I wasn’t fully up on the status of association plans, but managed to find that they hadn’t come into effect yet, it was simply the child-President’s belief that he is bringing light and goodness to the world. I tweeted back a url to the bot and blocked it.
Gotta stay alert.
Villago Delenda Est
@Cheryl Rofer: Probably a Russian bot.
schrodingers_cat
@Cheryl Rofer: Please don’t call him a child, children don’t know any better, they haven’t had the life experience. The malevolent personage in the WH knows perfectly what he is doing. He is using his power to hurt the maximum number of people that he can.
Barbara
@schrodingers_cat: I agree with this. We give the benefit of the doubt to children because they can gain insight and self-correction as they grow up. That isn’t going to happen with Trump. I don’t know what makes me angrier — the people who voted for him because of his racism and misogyny or the people who shrugged their shoulders and voted for him in spite of those things.
Cheryl Rofer
@schrodingers_cat: I try to come up with non-obscene, non-scatological synonyms for the monster in the White House. I also like to take in a wide spread of his behaviors. It’s tamer than what some do here. He does indeed seem to enjoy hurting people. But children often do, too. I’m not going to defend any of my synonyms strongly. Some of them will be off. I want to focus on his behaviors.
@Villago Delenda Est: Yup
Enhanced Voting Techniques
@schrodingers_cat:
Cite evidence because everything I’ve seen out Trump is nothing but wishful thinking or impulsively lashing out.
schrodingers_cat
@Enhanced Voting Techniques: He may not know how exactly his policies will hurt but his intent of wanting to do harm to many is clear, be it immigration, taxes or health policy (ACA repeal). You truncated my sentence. This is what I said.

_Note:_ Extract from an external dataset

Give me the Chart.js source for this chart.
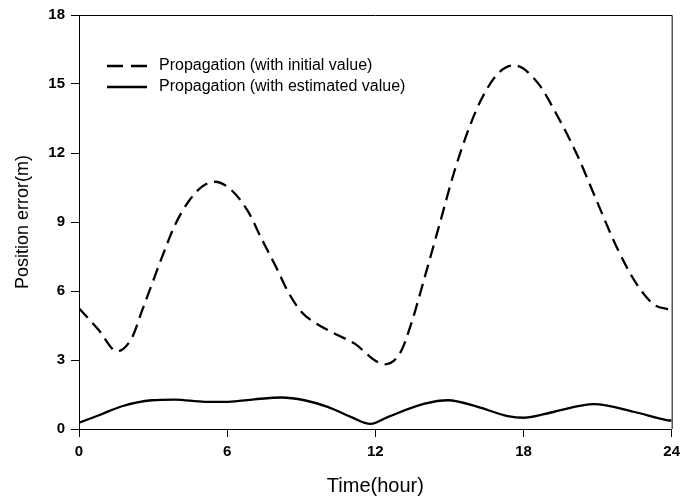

@Cheryl Rofer: In my opinion, calling him a child minimizes the harm he is doing. YMMV. Children do sometimes do hurtful and cruel things but their intent usually is innocent or at least not malevolent. It was a request btw, not necessarily a criticism.
schrodingers_cat
@Barbara: Both. The result was the same.
efgoldman
@schrodingers_cat:
In the sense of being a hurtful asshole, yes. In any other sense (adopting and “explaining” a policy) no, he doesn’t. Try explaining higher order math to a prairie dog – same thing.
schrodingers_cat
@efgoldman: His rhetoric and his policy and political appointments have furthered his stated political goals regarding immigration.